▶ PROVIDED DATA

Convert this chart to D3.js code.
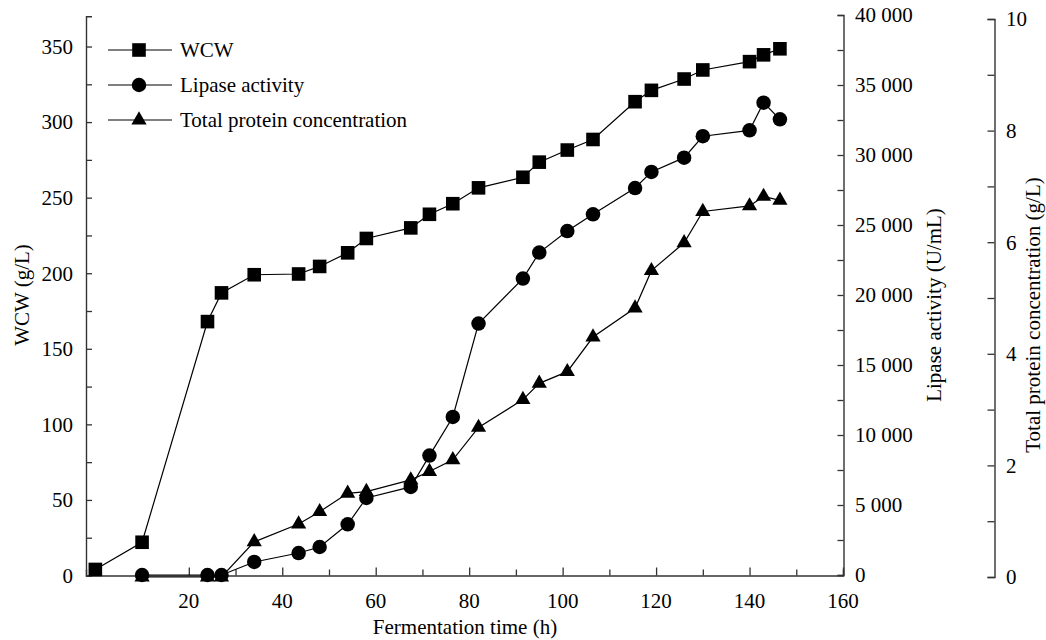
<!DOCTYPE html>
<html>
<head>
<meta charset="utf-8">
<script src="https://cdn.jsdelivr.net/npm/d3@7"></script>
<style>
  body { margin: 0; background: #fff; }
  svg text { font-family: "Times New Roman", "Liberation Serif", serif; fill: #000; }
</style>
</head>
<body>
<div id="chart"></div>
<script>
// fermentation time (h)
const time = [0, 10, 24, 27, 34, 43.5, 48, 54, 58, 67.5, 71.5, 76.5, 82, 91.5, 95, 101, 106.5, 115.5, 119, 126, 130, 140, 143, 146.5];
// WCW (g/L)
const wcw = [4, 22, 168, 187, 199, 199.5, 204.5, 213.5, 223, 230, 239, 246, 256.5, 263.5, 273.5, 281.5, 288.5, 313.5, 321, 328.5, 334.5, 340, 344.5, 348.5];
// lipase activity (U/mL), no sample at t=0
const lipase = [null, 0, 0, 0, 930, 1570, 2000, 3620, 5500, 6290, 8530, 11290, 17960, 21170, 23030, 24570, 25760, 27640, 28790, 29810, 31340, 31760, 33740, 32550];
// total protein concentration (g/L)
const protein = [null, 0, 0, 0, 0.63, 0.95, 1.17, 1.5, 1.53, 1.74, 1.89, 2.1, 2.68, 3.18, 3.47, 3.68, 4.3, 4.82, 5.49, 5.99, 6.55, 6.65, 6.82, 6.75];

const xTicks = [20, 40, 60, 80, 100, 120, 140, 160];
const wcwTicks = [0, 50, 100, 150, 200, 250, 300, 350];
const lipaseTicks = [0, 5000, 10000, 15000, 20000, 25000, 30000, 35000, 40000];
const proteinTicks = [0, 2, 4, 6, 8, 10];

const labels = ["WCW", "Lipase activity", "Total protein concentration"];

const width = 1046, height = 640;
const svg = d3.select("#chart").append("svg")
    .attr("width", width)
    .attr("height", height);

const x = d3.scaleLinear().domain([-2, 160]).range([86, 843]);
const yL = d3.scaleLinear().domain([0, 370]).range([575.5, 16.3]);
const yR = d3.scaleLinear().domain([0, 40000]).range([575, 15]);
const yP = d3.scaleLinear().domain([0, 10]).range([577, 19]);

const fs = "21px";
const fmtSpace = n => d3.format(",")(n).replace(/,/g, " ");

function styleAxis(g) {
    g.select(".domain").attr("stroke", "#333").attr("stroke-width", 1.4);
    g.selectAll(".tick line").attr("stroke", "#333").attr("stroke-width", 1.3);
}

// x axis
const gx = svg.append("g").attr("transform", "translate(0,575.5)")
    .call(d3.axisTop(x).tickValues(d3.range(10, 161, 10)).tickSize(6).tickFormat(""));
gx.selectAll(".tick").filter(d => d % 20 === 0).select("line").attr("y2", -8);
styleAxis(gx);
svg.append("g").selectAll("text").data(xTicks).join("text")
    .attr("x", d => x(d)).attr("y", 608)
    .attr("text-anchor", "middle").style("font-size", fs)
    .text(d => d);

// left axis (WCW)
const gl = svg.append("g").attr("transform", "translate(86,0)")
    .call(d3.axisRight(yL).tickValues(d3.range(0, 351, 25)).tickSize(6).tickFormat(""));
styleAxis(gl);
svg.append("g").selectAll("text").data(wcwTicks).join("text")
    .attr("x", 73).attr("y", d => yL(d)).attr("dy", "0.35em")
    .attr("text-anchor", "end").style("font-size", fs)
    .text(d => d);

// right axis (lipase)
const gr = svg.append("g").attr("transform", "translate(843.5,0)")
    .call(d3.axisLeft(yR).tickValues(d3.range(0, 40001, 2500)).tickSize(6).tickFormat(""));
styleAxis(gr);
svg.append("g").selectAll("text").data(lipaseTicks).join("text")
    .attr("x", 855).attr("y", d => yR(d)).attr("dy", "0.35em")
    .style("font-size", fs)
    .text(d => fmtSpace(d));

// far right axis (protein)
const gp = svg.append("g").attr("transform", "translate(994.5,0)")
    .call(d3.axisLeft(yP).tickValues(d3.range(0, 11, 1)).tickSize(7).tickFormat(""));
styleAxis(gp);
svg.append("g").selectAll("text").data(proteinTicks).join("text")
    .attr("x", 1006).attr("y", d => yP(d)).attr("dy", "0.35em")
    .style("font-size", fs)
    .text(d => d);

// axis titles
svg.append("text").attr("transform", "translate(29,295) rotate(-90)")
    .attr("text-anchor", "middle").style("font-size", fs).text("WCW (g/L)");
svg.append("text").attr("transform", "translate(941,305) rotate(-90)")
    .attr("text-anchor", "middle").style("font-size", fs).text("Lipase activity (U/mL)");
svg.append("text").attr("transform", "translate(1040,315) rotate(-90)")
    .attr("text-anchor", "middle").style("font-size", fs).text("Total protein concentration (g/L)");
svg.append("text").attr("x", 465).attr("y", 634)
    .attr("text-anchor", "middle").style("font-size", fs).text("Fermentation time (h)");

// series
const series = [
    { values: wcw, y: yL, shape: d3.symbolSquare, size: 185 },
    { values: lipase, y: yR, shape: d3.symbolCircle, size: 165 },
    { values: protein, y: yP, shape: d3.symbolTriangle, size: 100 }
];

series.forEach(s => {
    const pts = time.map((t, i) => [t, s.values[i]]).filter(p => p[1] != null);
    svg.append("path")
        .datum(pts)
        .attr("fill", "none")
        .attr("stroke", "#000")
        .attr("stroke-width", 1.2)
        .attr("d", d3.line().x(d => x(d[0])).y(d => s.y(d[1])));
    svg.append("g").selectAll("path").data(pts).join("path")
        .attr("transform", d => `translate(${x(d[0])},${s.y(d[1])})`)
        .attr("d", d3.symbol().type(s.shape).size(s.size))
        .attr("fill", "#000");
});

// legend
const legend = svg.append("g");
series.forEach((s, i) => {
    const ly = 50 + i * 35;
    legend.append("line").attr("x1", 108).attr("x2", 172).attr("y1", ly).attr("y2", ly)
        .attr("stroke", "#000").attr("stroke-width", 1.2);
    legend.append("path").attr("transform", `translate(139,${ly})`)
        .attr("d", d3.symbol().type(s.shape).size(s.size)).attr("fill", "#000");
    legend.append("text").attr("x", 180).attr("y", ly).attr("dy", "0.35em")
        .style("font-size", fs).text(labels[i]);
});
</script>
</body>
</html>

==

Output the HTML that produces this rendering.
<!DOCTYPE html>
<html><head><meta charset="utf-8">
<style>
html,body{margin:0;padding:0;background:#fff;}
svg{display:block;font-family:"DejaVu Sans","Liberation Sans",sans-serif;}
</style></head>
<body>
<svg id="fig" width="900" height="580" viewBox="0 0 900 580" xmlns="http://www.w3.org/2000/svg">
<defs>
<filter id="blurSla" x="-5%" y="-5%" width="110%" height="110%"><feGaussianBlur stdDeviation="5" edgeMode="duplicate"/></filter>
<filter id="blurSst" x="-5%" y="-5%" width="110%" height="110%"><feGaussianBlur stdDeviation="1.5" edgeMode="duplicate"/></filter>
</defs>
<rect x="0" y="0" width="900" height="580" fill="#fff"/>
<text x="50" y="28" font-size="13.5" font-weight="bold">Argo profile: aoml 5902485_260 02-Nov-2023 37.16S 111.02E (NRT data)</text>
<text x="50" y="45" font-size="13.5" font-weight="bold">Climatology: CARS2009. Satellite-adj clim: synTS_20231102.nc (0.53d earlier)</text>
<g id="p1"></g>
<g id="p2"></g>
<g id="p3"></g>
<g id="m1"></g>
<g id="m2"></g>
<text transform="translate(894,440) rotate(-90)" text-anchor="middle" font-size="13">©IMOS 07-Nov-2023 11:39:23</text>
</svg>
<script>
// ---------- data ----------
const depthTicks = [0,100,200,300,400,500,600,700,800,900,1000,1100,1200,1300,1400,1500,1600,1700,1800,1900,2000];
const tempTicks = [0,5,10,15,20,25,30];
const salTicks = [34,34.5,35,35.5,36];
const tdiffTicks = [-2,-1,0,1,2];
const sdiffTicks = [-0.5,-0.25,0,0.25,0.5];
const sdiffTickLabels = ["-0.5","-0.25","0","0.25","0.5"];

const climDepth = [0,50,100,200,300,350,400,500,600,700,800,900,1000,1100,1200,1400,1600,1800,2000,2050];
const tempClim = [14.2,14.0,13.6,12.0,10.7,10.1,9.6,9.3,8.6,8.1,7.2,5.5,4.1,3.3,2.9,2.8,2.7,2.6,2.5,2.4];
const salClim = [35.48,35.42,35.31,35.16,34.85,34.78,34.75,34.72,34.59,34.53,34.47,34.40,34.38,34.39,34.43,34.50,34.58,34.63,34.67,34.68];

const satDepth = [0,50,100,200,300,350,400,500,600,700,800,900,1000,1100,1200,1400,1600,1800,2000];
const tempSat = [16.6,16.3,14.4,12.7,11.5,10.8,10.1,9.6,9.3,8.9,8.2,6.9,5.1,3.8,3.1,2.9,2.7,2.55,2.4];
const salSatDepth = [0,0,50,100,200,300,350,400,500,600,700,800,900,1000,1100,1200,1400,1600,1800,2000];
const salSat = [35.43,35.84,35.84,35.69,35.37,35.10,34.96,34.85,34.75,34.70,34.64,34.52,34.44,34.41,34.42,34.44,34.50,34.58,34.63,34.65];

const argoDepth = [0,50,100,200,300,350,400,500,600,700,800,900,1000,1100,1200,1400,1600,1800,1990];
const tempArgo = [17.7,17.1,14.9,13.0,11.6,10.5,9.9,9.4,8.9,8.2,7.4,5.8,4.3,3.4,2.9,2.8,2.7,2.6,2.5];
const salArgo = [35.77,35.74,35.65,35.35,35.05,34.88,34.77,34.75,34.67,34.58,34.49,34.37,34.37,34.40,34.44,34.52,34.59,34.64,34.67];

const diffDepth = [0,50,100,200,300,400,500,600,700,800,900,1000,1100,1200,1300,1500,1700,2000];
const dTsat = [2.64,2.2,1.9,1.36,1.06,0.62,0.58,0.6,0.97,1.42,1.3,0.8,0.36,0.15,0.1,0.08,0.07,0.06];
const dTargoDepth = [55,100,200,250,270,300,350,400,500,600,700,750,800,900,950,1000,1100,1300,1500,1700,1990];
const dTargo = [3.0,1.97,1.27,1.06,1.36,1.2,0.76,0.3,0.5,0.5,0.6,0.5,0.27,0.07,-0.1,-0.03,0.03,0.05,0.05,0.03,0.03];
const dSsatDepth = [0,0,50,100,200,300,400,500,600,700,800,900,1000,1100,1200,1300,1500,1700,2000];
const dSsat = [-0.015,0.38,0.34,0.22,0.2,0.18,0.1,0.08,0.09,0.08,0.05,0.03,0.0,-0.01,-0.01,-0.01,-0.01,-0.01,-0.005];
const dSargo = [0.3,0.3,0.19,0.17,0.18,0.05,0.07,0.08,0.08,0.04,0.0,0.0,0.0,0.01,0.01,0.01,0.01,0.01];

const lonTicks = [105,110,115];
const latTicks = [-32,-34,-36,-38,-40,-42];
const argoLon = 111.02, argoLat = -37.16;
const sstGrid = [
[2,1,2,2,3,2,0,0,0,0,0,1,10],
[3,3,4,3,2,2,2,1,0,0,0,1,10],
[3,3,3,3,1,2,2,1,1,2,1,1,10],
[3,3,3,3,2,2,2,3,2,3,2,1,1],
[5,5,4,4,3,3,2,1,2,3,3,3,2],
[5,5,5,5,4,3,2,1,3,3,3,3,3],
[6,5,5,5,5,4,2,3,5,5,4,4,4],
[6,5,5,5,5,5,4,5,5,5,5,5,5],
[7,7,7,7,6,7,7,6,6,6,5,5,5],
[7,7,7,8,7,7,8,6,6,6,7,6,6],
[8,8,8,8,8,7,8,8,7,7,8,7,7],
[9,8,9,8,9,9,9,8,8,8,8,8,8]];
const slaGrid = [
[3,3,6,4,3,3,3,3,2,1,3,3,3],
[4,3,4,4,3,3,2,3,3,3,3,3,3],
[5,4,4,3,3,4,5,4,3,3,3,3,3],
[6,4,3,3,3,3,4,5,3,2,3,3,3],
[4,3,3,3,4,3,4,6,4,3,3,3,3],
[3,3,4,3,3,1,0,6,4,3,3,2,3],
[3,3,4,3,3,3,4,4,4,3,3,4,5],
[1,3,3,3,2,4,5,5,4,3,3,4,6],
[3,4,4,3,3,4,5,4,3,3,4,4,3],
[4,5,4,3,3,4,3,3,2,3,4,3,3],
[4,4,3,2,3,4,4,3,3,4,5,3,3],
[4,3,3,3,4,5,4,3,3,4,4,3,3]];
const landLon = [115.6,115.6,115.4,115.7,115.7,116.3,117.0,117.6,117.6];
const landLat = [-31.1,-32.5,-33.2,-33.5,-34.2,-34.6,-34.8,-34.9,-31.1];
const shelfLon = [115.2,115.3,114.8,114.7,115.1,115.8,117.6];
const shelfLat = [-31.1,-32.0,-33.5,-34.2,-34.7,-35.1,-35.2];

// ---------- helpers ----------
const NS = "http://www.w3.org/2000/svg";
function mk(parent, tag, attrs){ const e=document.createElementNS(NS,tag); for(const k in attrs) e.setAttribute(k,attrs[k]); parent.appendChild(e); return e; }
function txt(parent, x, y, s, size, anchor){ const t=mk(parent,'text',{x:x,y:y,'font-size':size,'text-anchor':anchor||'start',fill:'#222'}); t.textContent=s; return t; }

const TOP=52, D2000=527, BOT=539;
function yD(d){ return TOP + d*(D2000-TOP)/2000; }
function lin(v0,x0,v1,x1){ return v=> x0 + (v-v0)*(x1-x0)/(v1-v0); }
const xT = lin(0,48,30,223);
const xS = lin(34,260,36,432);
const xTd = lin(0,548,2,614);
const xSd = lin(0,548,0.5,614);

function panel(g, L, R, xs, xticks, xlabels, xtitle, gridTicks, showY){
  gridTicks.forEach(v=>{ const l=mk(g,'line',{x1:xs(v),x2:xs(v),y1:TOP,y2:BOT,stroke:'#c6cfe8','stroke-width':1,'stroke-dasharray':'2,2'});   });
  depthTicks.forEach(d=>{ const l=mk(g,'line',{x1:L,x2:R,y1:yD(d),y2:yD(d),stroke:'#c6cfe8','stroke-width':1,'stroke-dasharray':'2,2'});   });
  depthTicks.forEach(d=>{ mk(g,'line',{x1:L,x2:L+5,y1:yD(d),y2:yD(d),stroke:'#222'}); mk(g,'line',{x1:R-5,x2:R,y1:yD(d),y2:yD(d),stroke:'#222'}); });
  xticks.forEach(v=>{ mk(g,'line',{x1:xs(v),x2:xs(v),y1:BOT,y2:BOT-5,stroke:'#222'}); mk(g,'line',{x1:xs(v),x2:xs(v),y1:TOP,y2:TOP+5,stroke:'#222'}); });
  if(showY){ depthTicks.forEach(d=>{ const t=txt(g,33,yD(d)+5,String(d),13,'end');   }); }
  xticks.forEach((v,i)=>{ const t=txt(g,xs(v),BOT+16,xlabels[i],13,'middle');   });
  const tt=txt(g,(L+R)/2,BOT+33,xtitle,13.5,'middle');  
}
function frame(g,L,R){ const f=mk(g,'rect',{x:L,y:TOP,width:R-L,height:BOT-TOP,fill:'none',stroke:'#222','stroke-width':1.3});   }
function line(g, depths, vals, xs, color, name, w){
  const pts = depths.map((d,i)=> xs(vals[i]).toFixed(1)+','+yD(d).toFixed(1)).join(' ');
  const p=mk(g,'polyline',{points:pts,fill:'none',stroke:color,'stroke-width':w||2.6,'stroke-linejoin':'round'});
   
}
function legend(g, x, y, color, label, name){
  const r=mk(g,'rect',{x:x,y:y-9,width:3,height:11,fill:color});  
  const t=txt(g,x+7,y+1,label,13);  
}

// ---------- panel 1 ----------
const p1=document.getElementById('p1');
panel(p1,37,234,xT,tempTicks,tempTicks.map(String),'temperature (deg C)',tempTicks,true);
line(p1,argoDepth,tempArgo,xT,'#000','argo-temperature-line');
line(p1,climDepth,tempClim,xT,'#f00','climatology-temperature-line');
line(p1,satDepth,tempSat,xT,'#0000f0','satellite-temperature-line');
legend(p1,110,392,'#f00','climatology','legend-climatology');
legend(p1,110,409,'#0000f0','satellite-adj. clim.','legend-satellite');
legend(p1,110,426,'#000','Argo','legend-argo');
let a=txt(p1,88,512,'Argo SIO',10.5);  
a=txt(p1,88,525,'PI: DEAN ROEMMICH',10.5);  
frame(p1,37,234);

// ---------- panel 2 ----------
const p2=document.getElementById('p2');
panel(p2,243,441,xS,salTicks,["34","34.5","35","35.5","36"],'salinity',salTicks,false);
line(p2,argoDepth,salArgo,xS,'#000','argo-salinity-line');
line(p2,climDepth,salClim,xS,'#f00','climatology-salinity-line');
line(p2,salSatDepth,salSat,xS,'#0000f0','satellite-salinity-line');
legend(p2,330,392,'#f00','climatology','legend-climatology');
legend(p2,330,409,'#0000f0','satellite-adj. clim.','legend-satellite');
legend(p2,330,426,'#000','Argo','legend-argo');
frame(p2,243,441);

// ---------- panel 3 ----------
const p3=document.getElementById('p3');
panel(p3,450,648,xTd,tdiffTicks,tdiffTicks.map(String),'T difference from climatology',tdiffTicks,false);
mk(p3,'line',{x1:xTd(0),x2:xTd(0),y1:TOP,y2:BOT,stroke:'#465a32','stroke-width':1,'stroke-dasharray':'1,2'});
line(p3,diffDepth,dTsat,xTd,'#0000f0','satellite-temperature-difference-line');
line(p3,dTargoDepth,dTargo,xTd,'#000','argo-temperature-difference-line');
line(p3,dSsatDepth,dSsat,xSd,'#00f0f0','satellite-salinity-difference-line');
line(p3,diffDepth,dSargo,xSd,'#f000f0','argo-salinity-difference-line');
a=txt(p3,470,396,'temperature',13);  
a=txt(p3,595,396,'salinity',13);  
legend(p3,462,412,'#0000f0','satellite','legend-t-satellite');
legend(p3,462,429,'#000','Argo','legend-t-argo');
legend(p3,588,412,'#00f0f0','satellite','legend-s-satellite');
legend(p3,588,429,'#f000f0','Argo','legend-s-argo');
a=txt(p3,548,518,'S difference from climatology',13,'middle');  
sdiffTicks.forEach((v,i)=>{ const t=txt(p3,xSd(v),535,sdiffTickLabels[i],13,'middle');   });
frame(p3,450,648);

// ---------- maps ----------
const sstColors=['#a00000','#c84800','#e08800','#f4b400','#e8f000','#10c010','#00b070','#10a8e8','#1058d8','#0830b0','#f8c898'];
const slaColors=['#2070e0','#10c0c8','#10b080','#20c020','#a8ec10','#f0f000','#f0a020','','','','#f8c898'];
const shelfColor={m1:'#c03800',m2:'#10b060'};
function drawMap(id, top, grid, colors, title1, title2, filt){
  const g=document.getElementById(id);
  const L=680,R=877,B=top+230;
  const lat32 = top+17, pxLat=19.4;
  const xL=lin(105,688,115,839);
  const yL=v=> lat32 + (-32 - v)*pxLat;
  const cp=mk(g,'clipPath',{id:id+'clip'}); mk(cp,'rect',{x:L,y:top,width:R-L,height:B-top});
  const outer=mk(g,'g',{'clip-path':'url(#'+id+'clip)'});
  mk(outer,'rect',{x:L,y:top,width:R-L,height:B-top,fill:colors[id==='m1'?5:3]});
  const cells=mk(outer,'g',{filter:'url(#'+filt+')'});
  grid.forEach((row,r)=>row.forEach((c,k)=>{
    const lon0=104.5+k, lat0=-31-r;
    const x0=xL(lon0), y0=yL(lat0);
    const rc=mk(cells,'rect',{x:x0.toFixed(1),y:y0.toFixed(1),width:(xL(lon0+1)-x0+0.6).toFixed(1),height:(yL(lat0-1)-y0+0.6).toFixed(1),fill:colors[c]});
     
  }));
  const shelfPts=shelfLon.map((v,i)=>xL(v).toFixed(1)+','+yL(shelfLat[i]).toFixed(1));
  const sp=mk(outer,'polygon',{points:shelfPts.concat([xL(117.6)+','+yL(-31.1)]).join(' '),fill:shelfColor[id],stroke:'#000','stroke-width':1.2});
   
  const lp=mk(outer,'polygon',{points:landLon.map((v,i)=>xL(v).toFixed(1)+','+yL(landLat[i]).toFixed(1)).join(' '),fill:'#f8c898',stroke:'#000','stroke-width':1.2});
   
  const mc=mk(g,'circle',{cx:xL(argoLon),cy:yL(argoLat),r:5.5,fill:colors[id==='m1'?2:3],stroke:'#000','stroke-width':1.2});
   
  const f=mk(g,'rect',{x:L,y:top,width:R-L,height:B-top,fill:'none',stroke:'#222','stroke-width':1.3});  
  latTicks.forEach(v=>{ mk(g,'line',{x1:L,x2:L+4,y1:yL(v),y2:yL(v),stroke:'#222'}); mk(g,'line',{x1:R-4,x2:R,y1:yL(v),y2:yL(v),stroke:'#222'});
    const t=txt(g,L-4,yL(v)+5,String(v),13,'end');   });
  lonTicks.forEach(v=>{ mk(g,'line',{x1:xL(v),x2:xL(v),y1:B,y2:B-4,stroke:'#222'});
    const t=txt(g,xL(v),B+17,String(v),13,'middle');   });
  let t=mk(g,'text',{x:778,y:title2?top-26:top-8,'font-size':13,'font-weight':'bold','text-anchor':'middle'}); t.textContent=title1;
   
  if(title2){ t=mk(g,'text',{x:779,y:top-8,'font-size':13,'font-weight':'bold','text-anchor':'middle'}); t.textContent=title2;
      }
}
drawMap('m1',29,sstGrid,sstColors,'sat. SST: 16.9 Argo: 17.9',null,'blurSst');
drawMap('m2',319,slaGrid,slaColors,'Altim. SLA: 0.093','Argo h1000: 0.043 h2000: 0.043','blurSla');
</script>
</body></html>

▶ SET EXERCISE
Look through the entries above and list every line containing "this".

▶ EXERCISE SOLUTION
Convert this chart to D3.js code.
Output the HTML that produces this rendering.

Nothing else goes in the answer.